Despite the fact that I have already written today lamenting about how difficult it is to be a housewife, I have settled in this Monday evening with my Sam Adams Seasonal Lager to share a specific example of just how hard being a housewife really is. Late last week, one of my mom's best friends (Marissa- mother to Maggie) texted me that she had a recipe she wanted to send me. I eagerly sent her my e-mail address and she forwarded me a recipe for a baked potato casserole. The casserole called for potatoes, bacon, cheese and cream cheese so I know you are sitting behind whatever electronic device you are reading this post on wondering what in the world can go wrong making a casserole with those ingredients?
Well, let me be the first to tell you, lots.
I got off work and stopped at our friendly neighborhood Publix (I generally refuse to stop at Publix on Monday afternoons but because we sat by the pool for just a little bit too long yesterday, we didn't make it last night as is our usual Sunday night ritual). The recipe called for boxed mashed potatoes, a rotisserie chicken and frozen broccoli. Because my husband makes killer mashed potatoes and we have a freezer full of chicken that I stocked up on when it was the rare $2.99 a pound, I decided to go for overachiever status (I should have thought back to the Chocolate Cupcake Debacle, but how quickly we forget). Looking back, I think Marissa probably sent me the recipe because it was supposed to be QUICK and EASY, but I missed that memo. I gathered my ingredients, braved the 31 traffic and arrived home just before Kevin. I unloaded the groceries and compiled all the ingredients and put the water on to boil the potatoes. Now if you have ever observed me in the kitchen, it is not a sight for the faint of heart. I always have ten different things going on and manage to trash the kitchen no matter how simple the dish I am making may be. So potatoes are in the water, chicken is in the skillet, and some how I manage to get all the vegetables chopped without burning the house down. I take the chicken out of the skillet and shred it while Kevin is "working" with Charles on learning his first command (more on this later), and perhaps this is where it all went sour.
I mentioned above that my husband makes killer mashed potatoes, yes that is right, my HUSBAND, not myself. If you know me at all, you know patience is not one of my strong suits. Since Kevin was with Charles and the chicken was shredded my slightly OCD self started to get a little antsy. I poked the potatoes with a fork. Still a little stiff. Paced around the kitchen for a few minutes, checked my Facebook, booted up my computer, you get the drill. Poked them again. Said to heck with it. I got the potatoes out and begin pounding on them with my handy dandy potato smasher, putting some serious effort into mashing those potatoes.

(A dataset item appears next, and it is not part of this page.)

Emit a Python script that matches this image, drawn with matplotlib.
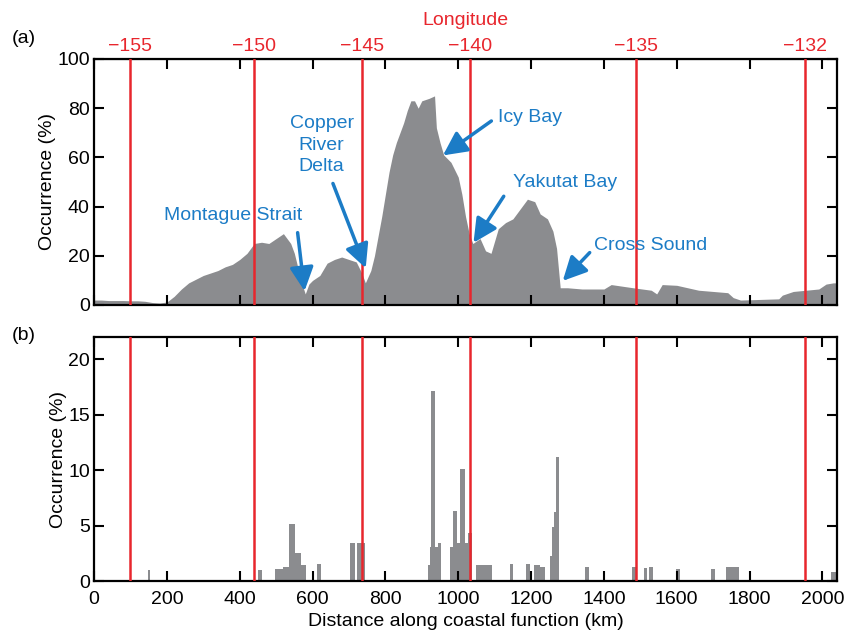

Didn't work. Time to get serious. I get out the mixer. Pour in the milk and a hunk of butter. Turned the mixer on high and gave it a quick turbo boost. All this accomplished was spraying hot milk all over the kitchen and myself. At this point I started to get really frustrated. I grabbed handful of potatoes and put them in a microwave safe bowl. Chunk the bowl in the microwave in an effort to nuke the potatoes and force them into submission so I could beat them. Leave them in the microwave 2.5 minutes instead of the requisite 4. Take potatoes out of microwave and pour back in mixing bowl. Now potatoes are overcooked and still not of a proper consistency to mash.
This is the point at which my husband and dog walk in the door to a mess of mashed potatoes all over the walls and in my hair and still no dinner on the table. Seeing this as a turning point, I decided to forego the mashed potato casserole because it was just way too complicated. I defeatedly put two potatoes in the microwave and decide we will just make our own stuffed baked potatoes. I'm still feeling optimistic at this point and actually patting myself on the back for keeping my sense of humor throughout the incident. In my haste and probably a little bit because I am all puffed up being proud of myself, I forget to stab holes in the potatoes. About five minutes in, Kevin hears the sizzling and asks me if I poked holes in them. We fling open the microwave, seconds before the potatoes combust. Disaster diverted, husband to the rescue, Kevin pokes holes in the potatoes. Three minutes later, dinner is served.
Cooking lesson number 1: always follow the recipe!